Several private equity firms have been monitoring the company's poor performance and approached Eurazeo in October, the sources said, betting on the turnaround potential of the 70-year old company.
Eurazeo is wary of selling at a discount and would retain at least part of its stake if it couldn't negotiate an attractive price, one of the sources said.
Some of the bidders may also consider bidding for the whole company as this would allow them to delist the business and turn it around away from the public markets, some of the sources said, cautioning that no deal was certain.

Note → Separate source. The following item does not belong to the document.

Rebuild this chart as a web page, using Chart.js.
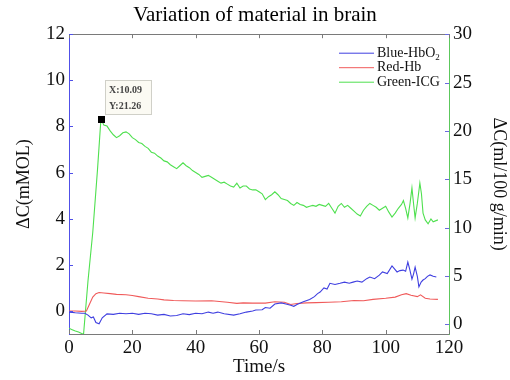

Any buyer crossing the 30% threshold will need to submit a mandatory offer for the whole company, according to French capital markets rules.
A former unit of Volkswagen, Europcar was bought by Eurazeo in 2006 and subsequently listed on France's Euronext in 2015.
The business, based on the outskirts of Paris, has grown significantly under Eurazeo's ownership expanding in 140 countries around the world and employing more than 8,900 people.
Yet its core European business has started to slow down, partly due to Britain's decision to leave the EU that has deterred British tourists from traveling abroad.
Europcar boss Caroline Parot has looked at growth overseas, trying to crack the U.S. market with the purchase of Fox-Rent-A-Car while also investing heavily in upgrading the company's digital platform.